* **DATA EXTRACT**:
____

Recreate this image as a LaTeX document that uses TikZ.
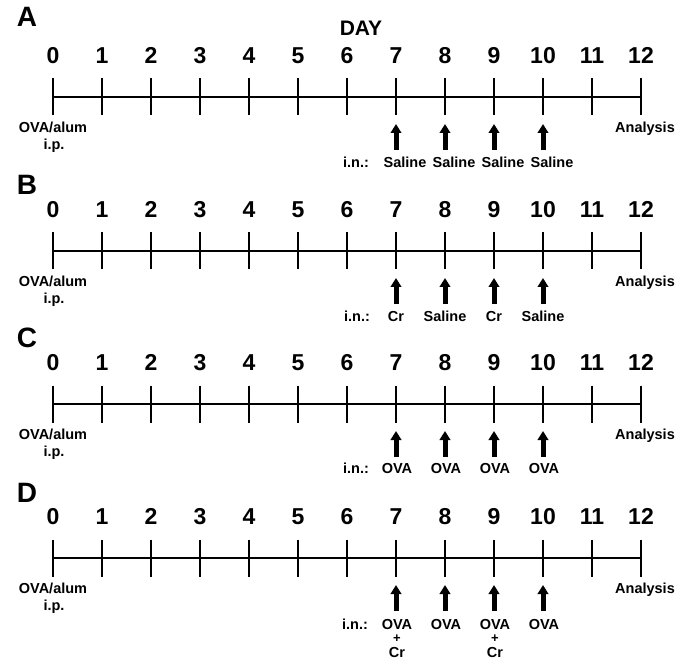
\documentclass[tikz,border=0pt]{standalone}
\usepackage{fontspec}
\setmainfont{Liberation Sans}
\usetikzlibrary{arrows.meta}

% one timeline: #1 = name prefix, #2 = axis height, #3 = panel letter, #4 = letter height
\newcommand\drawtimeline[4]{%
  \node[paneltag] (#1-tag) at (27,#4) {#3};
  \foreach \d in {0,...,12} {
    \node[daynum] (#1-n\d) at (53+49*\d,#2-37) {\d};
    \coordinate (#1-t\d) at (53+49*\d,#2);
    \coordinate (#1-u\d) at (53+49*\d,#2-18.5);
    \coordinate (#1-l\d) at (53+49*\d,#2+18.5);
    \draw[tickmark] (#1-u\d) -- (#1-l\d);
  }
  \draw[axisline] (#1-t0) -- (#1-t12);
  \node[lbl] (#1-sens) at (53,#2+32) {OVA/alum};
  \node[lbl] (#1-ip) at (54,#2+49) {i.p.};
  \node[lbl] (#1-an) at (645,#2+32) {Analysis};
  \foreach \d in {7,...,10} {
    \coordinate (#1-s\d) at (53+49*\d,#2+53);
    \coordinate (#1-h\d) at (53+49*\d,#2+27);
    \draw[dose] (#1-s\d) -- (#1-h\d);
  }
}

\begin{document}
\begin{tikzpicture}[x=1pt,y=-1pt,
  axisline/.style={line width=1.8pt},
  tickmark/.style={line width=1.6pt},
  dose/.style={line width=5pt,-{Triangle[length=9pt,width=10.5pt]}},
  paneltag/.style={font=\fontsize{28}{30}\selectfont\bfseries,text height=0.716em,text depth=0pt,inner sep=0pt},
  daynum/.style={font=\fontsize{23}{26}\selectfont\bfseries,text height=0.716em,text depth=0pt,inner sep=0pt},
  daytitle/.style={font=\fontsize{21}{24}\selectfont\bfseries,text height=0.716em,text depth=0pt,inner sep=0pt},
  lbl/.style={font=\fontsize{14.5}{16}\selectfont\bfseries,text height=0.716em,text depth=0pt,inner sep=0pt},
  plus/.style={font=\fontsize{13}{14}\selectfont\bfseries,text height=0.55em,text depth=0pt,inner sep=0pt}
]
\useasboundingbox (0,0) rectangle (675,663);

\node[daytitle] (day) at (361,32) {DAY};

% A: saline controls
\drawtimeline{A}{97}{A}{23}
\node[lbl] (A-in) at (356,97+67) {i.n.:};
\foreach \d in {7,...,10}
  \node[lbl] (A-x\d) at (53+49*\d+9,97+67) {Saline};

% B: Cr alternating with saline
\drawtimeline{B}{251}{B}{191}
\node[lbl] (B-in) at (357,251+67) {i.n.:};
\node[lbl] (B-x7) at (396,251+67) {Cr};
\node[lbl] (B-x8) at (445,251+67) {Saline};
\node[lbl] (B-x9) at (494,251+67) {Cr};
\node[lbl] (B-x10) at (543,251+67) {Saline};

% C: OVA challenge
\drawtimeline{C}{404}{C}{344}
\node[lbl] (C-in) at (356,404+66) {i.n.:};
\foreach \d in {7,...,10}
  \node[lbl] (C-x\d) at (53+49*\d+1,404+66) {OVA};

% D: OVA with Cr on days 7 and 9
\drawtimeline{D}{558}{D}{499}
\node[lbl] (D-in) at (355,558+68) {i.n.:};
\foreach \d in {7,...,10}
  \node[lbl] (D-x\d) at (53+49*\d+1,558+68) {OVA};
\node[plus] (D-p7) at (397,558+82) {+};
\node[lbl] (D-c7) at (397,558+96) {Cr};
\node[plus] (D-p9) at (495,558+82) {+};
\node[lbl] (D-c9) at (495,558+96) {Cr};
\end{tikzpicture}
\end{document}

____

* **WHAT YOU WILL DO**: Reproduce the material above in full and without alteration, but skip all pictures.

* **PROBLEM SOLUTION**:
Recreate this image as a LaTeX document that uses TikZ.
\documentclass[tikz,border=0pt]{standalone}
\usepackage{fontspec}
\setmainfont{Liberation Sans}
\usetikzlibrary{arrows.meta}

% one timeline: #1 = name prefix, #2 = axis height, #3 = panel letter, #4 = letter height
\newcommand\drawtimeline[4]{%
  \node[paneltag] (#1-tag) at (27,#4) {#3};
  \foreach \d in {0,...,12} {
    \node[daynum] (#1-n\d) at (53+49*\d,#2-37) {\d};
    \coordinate (#1-t\d) at (53+49*\d,#2);
    \coordinate (#1-u\d) at (53+49*\d,#2-18.5);
    \coordinate (#1-l\d) at (53+49*\d,#2+18.5);
    \draw[tickmark] (#1-u\d) -- (#1-l\d);
  }
  \draw[axisline] (#1-t0) -- (#1-t12);
  \node[lbl] (#1-sens) at (53,#2+32) {OVA/alum};
  \node[lbl] (#1-ip) at (54,#2+49) {i.p.};
  \node[lbl] (#1-an) at (645,#2+32) {Analysis};
  \foreach \d in {7,...,10} {
    \coordinate (#1-s\d) at (53+49*\d,#2+53);
    \coordinate (#1-h\d) at (53+49*\d,#2+27);
    \draw[dose] (#1-s\d) -- (#1-h\d);
  }
}

\begin{document}
\begin{tikzpicture}[x=1pt,y=-1pt,
  axisline/.style={line width=1.8pt},
  tickmark/.style={line width=1.6pt},
  dose/.style={line width=5pt,-{Triangle[length=9pt,width=10.5pt]}},
  paneltag/.style={font=\fontsize{28}{30}\selectfont\bfseries,text height=0.716em,text depth=0pt,inner sep=0pt},
  daynum/.style={font=\fontsize{23}{26}\selectfont\bfseries,text height=0.716em,text depth=0pt,inner sep=0pt},
  daytitle/.style={font=\fontsize{21}{24}\selectfont\bfseries,text height=0.716em,text depth=0pt,inner sep=0pt},
  lbl/.style={font=\fontsize{14.5}{16}\selectfont\bfseries,text height=0.716em,text depth=0pt,inner sep=0pt},
  plus/.style={font=\fontsize{13}{14}\selectfont\bfseries,text height=0.55em,text depth=0pt,inner sep=0pt}
]
\useasboundingbox (0,0) rectangle (675,663);

\node[daytitle] (day) at (361,32) {DAY};

% A: saline controls
\drawtimeline{A}{97}{A}{23}
\node[lbl] (A-in) at (356,97+67) {i.n.:};
\foreach \d in {7,...,10}
  \node[lbl] (A-x\d) at (53+49*\d+9,97+67) {Saline};

% B: Cr alternating with saline
\drawtimeline{B}{251}{B}{191}
\node[lbl] (B-in) at (357,251+67) {i.n.:};
\node[lbl] (B-x7) at (396,251+67) {Cr};
\node[lbl] (B-x8) at (445,251+67) {Saline};
\node[lbl] (B-x9) at (494,251+67) {Cr};
\node[lbl] (B-x10) at (543,251+67) {Saline};

% C: OVA challenge
\drawtimeline{C}{404}{C}{344}
\node[lbl] (C-in) at (356,404+66) {i.n.:};
\foreach \d in {7,...,10}
  \node[lbl] (C-x\d) at (53+49*\d+1,404+66) {OVA};

% D: OVA with Cr on days 7 and 9
\drawtimeline{D}{558}{D}{499}
\node[lbl] (D-in) at (355,558+68) {i.n.:};
\foreach \d in {7,...,10}
  \node[lbl] (D-x\d) at (53+49*\d+1,558+68) {OVA};
\node[plus] (D-p7) at (397,558+82) {+};
\node[lbl] (D-c7) at (397,558+96) {Cr};
\node[plus] (D-p9) at (495,558+82) {+};
\node[lbl] (D-c9) at (495,558+96) {Cr};
\end{tikzpicture}
\end{document}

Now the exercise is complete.